▶ [THE PROBLEM] Quote the records that follow in full and exactly; leave out the pictures.

▶ [WORKING DATA]
------------------------------------------------------------------------
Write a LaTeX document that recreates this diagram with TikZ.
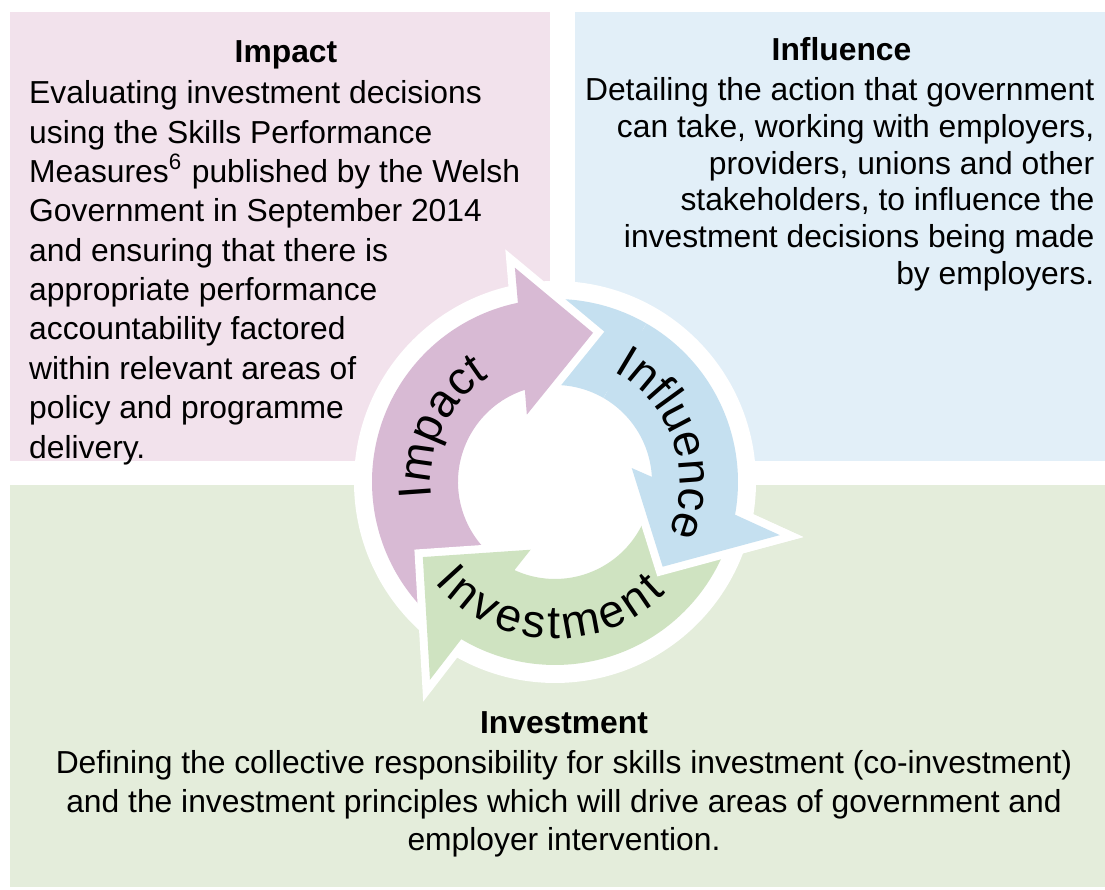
\documentclass[tikz,border=0pt]{standalone}
\usepackage{fontspec}
\setmainfont{Liberation Sans}
\usetikzlibrary{decorations.text}
\definecolor{impactbg}{RGB}{242,226,236}
\definecolor{influencebg}{RGB}{226,239,248}
\definecolor{investbg}{RGB}{228,237,219}
\definecolor{impactarrow}{RGB}{216,186,212}
\definecolor{influencearrow}{RGB}{197,224,240}
\definecolor{investarrow}{RGB}{207,227,193}

\newcommand{\bodyfont}{\fontsize{9.05}{11.2}\selectfont}
\newcommand{\arcfont}{\fontsize{13.2}{16}\selectfont}

% one curved arrow of the cycle, around the origin
% #1 colour, #2 tail angle, #3/#4 outer/inner end of the body,
% #5 outer barb, #6 tip, #7 inner barb
\newcommand{\cyclearrow}[7]{%
  \path[cyclefill=#1] (#2:0.97) -- (#2:1.83)
    arc[start angle=#2, end angle=#3, radius=1.83]
    -- (#5) -- (#6) -- (#7) -- (#4:0.97)
    arc[start angle=#4, end angle=#2, radius=0.97] -- cycle;}

\begin{document}
\begin{tikzpicture}[
  body/.style={font=\bodyfont, inner sep=0pt},
  title/.style={font=\bodyfont\bfseries, inner sep=0pt},
  cyclefill/.style={fill=#1, preaction={draw=white, line width=1.6mm, line join=miter}},
  arclabel/.style={decorate, decoration={text along path, text align=fit to path, text={|\arcfont|#1}}}
]
\useasboundingbox (0,0) rectangle (11.05,8.90);

% the three panels
\fill[impactbg] (0.10,4.29) rectangle (5.50,8.78);
\fill[influencebg] (5.75,4.29) rectangle (11.05,8.78);
\fill[investbg] (0.10,0.03) rectangle (11.05,4.05);

\node[title, anchor=base] (impacttitle) at (2.86,8.275) {Impact};
\node[body, anchor=north west, align=left] (impacttext) at (0.285,8.10)
  {Evaluating investment decisions\\
   using the Skills Performance\\
   Measures\textsuperscript{6} published by the Welsh\\
   Government in September 2014\\
   and ensuring that there is\\
   appropriate performance\\
   accountability factored\\
   within relevant areas of\\
   policy and programme\\
   delivery.};

\node[title, anchor=base] (influencetitle) at (8.415,8.29) {Influence};
\node[body, anchor=north east, align=right, font=\fontsize{9.05}{10.45}\selectfont] (influencetext) at (10.95,8.13)
  {Detailing the action that government\\
   can take, working with employers,\\
   providers, unions and other\\
   stakeholders, to influence the\\
   investment decisions being made\\
   by employers.};

\node[title, anchor=base] (investtitle) at (5.64,1.56) {Investment};
\node[body, anchor=north, align=center, font=\fontsize{9.05}{10.95}\selectfont] (investtext) at (5.64,1.40)
  {Defining the collective responsibility for skills investment (co-investment)\\
   and the investment principles which will drive areas of government and\\
   employer intervention.};

% the cycle
\begin{scope}[shift={(5.55,4.08)}]
  \fill[white] (0,0) circle (2.01);
  \cyclearrow{influencearrow}{96}{-10.3}{3}{-13.3:2.31}{-38.2:1.37}{10.3:0.78}
  \cyclearrow{impactarrow}{230}{101.7}{108.1}{100.6:2.18}{75.7:1.54}{112.7:0.73}
  \cyclearrow{investarrow}{-15}{-120.8}{-114.7}{-122.3:2.34}{-150.4:1.52}{-109.8:0.72}
  % blue head goes back on top of the green tail
  \begin{scope}
    \clip (0,0) -- (-60:2.6) arc[start angle=-60, end angle=60, radius=2.6] -- cycle;
    \cyclearrow{influencearrow}{96}{-10.3}{3}{-13.3:2.31}{-38.2:1.37}{10.3:0.78}
  \end{scope}
  \path[arclabel=Impact] (187:1.24) arc[start angle=187, end angle=122, radius=1.24];
  \path[arclabel=Influence] (62:1.25) arc[start angle=62, end angle=-24, radius=1.25];
  \path[arclabel=Investment] (220:1.57) arc[start angle=220, end angle=315, radius=1.57];
\end{scope}
\end{tikzpicture}
\end{document}
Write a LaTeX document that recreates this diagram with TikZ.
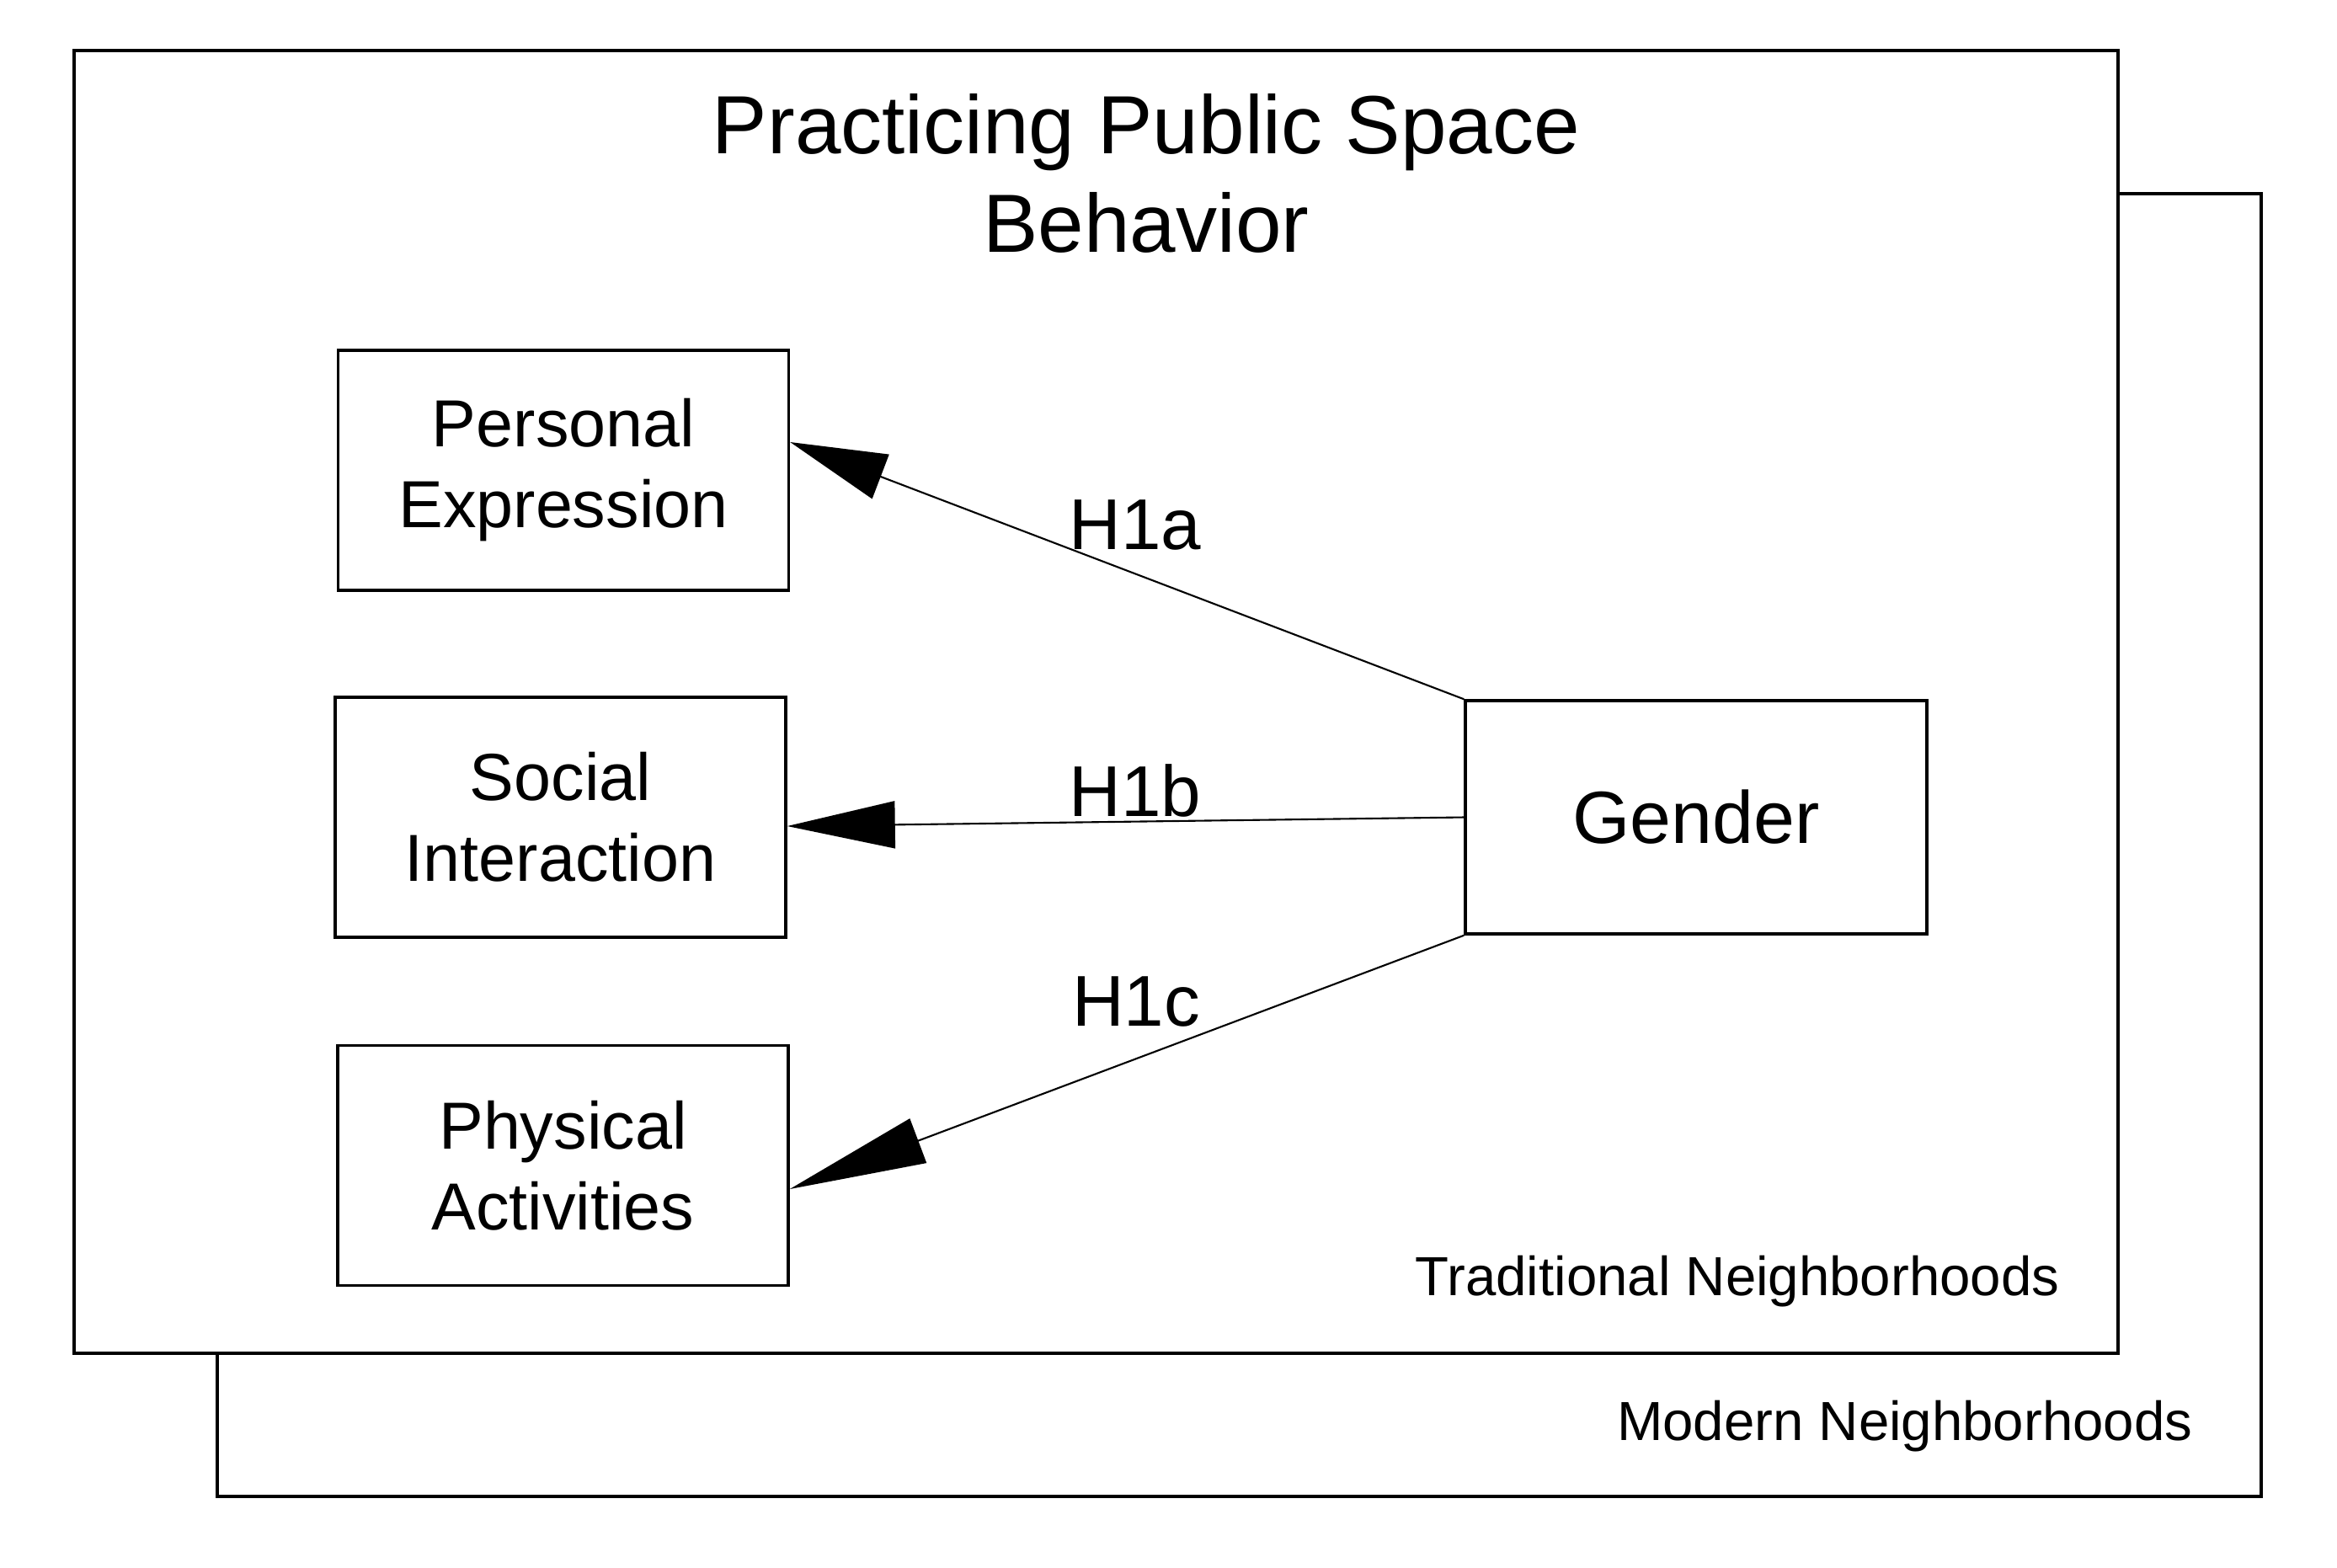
\documentclass[tikz,border=0pt]{standalone}
\usepackage{fontspec}
\setmainfont{Liberation Sans}
\usetikzlibrary{arrows.meta}

\begin{document}
\begin{tikzpicture}[
  frame/.style={draw, line width=1pt, fill=white},
  factor/.style={draw, line width=1pt, align=center, inner sep=0cm,
    minimum width=5.35cm, minimum height=2.85cm,
    font=\fontsize{22.5}{27.3}\selectfont},
  hyp/.style={line width=0.6pt, -{Triangle[length=#1, width=0.56cm]}},
  hlabel/.style={anchor=base, inner sep=0cm, font=\fontsize{24.3}{28}\selectfont},
  setting/.style={anchor=base east, inner sep=0cm, font=\fontsize{18.6}{22}\selectfont}
]
\useasboundingbox (0,0) rectangle (27.75,-18.61);

\draw[frame] (2.58,-2.30) rectangle (26.85,-17.77);
\draw[frame] (0.88,-0.60) rectangle (25.15,-16.07);

\node[setting] (modern) at (26.04,-17.10) {Modern Neighborhoods};
\node[setting] (traditional) at (24.46,-15.38) {Traditional Neighborhoods};

\node[align=center, inner sep=0cm, font=\fontsize{27.9}{33.2}\selectfont]
  (title) at (13.61,-2.06) {Practicing Public Space\\Behavior};

\node[factor] (personal) at (6.69,-5.585) {Personal\\Expression};
\node[factor] (social) at (6.655,-9.705) {Social\\Interaction};
\node[factor] (physical) at (6.685,-13.84) {Physical\\Activities};

\node[factor, minimum width=5.48cm, minimum height=2.77cm,
  font=\fontsize{25}{30}\selectfont] (gender) at (20.14,-9.705) {Gender};

\draw[hyp=1.15cm] (gender.north west) -- ([yshift=0.335cm]personal.east);
\draw[hyp=1.28cm] (gender.west) -- ([yshift=-0.105cm]social.east);
\draw[hyp=1.63cm] (gender.south west) -- ([yshift=-0.28cm]physical.east);

\node[hlabel] (h1a) at (13.48,-6.52) {H1a};
\node[hlabel] (h1b) at (13.48,-9.69) {H1b};
\node[hlabel] (h1c) at (13.49,-12.18) {H1c};
\end{tikzpicture}
\end{document}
------------------------------------------------------------------------
▶ [OUTPUT FOR THIS EXERCISE]
Write a LaTeX document that recreates this diagram with TikZ.
\documentclass[tikz,border=0pt]{standalone}
\usepackage{fontspec}
\setmainfont{Liberation Sans}
\usetikzlibrary{decorations.text}
\definecolor{impactbg}{RGB}{242,226,236}
\definecolor{influencebg}{RGB}{226,239,248}
\definecolor{investbg}{RGB}{228,237,219}
\definecolor{impactarrow}{RGB}{216,186,212}
\definecolor{influencearrow}{RGB}{197,224,240}
\definecolor{investarrow}{RGB}{207,227,193}

\newcommand{\bodyfont}{\fontsize{9.05}{11.2}\selectfont}
\newcommand{\arcfont}{\fontsize{13.2}{16}\selectfont}

% one curved arrow of the cycle, around the origin
% #1 colour, #2 tail angle, #3/#4 outer/inner end of the body,
% #5 outer barb, #6 tip, #7 inner barb
\newcommand{\cyclearrow}[7]{%
  \path[cyclefill=#1] (#2:0.97) -- (#2:1.83)
    arc[start angle=#2, end angle=#3, radius=1.83]
    -- (#5) -- (#6) -- (#7) -- (#4:0.97)
    arc[start angle=#4, end angle=#2, radius=0.97] -- cycle;}

\begin{document}
\begin{tikzpicture}[
  body/.style={font=\bodyfont, inner sep=0pt},
  title/.style={font=\bodyfont\bfseries, inner sep=0pt},
  cyclefill/.style={fill=#1, preaction={draw=white, line width=1.6mm, line join=miter}},
  arclabel/.style={decorate, decoration={text along path, text align=fit to path, text={|\arcfont|#1}}}
]
\useasboundingbox (0,0) rectangle (11.05,8.90);

% the three panels
\fill[impactbg] (0.10,4.29) rectangle (5.50,8.78);
\fill[influencebg] (5.75,4.29) rectangle (11.05,8.78);
\fill[investbg] (0.10,0.03) rectangle (11.05,4.05);

\node[title, anchor=base] (impacttitle) at (2.86,8.275) {Impact};
\node[body, anchor=north west, align=left] (impacttext) at (0.285,8.10)
  {Evaluating investment decisions\\
   using the Skills Performance\\
   Measures\textsuperscript{6} published by the Welsh\\
   Government in September 2014\\
   and ensuring that there is\\
   appropriate performance\\
   accountability factored\\
   within relevant areas of\\
   policy and programme\\
   delivery.};

\node[title, anchor=base] (influencetitle) at (8.415,8.29) {Influence};
\node[body, anchor=north east, align=right, font=\fontsize{9.05}{10.45}\selectfont] (influencetext) at (10.95,8.13)
  {Detailing the action that government\\
   can take, working with employers,\\
   providers, unions and other\\
   stakeholders, to influence the\\
   investment decisions being made\\
   by employers.};

\node[title, anchor=base] (investtitle) at (5.64,1.56) {Investment};
\node[body, anchor=north, align=center, font=\fontsize{9.05}{10.95}\selectfont] (investtext) at (5.64,1.40)
  {Defining the collective responsibility for skills investment (co-investment)\\
   and the investment principles which will drive areas of government and\\
   employer intervention.};

% the cycle
\begin{scope}[shift={(5.55,4.08)}]
  \fill[white] (0,0) circle (2.01);
  \cyclearrow{influencearrow}{96}{-10.3}{3}{-13.3:2.31}{-38.2:1.37}{10.3:0.78}
  \cyclearrow{impactarrow}{230}{101.7}{108.1}{100.6:2.18}{75.7:1.54}{112.7:0.73}
  \cyclearrow{investarrow}{-15}{-120.8}{-114.7}{-122.3:2.34}{-150.4:1.52}{-109.8:0.72}
  % blue head goes back on top of the green tail
  \begin{scope}
    \clip (0,0) -- (-60:2.6) arc[start angle=-60, end angle=60, radius=2.6] -- cycle;
    \cyclearrow{influencearrow}{96}{-10.3}{3}{-13.3:2.31}{-38.2:1.37}{10.3:0.78}
  \end{scope}
  \path[arclabel=Impact] (187:1.24) arc[start angle=187, end angle=122, radius=1.24];
  \path[arclabel=Influence] (62:1.25) arc[start angle=62, end angle=-24, radius=1.25];
  \path[arclabel=Investment] (220:1.57) arc[start angle=220, end angle=315, radius=1.57];
\end{scope}
\end{tikzpicture}
\end{document}
Write a LaTeX document that recreates this diagram with TikZ.
\documentclass[tikz,border=0pt]{standalone}
\usepackage{fontspec}
\setmainfont{Liberation Sans}
\usetikzlibrary{arrows.meta}

\begin{document}
\begin{tikzpicture}[
  frame/.style={draw, line width=1pt, fill=white},
  factor/.style={draw, line width=1pt, align=center, inner sep=0cm,
    minimum width=5.35cm, minimum height=2.85cm,
    font=\fontsize{22.5}{27.3}\selectfont},
  hyp/.style={line width=0.6pt, -{Triangle[length=#1, width=0.56cm]}},
  hlabel/.style={anchor=base, inner sep=0cm, font=\fontsize{24.3}{28}\selectfont},
  setting/.style={anchor=base east, inner sep=0cm, font=\fontsize{18.6}{22}\selectfont}
]
\useasboundingbox (0,0) rectangle (27.75,-18.61);

\draw[frame] (2.58,-2.30) rectangle (26.85,-17.77);
\draw[frame] (0.88,-0.60) rectangle (25.15,-16.07);

\node[setting] (modern) at (26.04,-17.10) {Modern Neighborhoods};
\node[setting] (traditional) at (24.46,-15.38) {Traditional Neighborhoods};

\node[align=center, inner sep=0cm, font=\fontsize{27.9}{33.2}\selectfont]
  (title) at (13.61,-2.06) {Practicing Public Space\\Behavior};

\node[factor] (personal) at (6.69,-5.585) {Personal\\Expression};
\node[factor] (social) at (6.655,-9.705) {Social\\Interaction};
\node[factor] (physical) at (6.685,-13.84) {Physical\\Activities};

\node[factor, minimum width=5.48cm, minimum height=2.77cm,
  font=\fontsize{25}{30}\selectfont] (gender) at (20.14,-9.705) {Gender};

\draw[hyp=1.15cm] (gender.north west) -- ([yshift=0.335cm]personal.east);
\draw[hyp=1.28cm] (gender.west) -- ([yshift=-0.105cm]social.east);
\draw[hyp=1.63cm] (gender.south west) -- ([yshift=-0.28cm]physical.east);

\node[hlabel] (h1a) at (13.48,-6.52) {H1a};
\node[hlabel] (h1b) at (13.48,-9.69) {H1b};
\node[hlabel] (h1c) at (13.49,-12.18) {H1c};
\end{tikzpicture}
\end{document}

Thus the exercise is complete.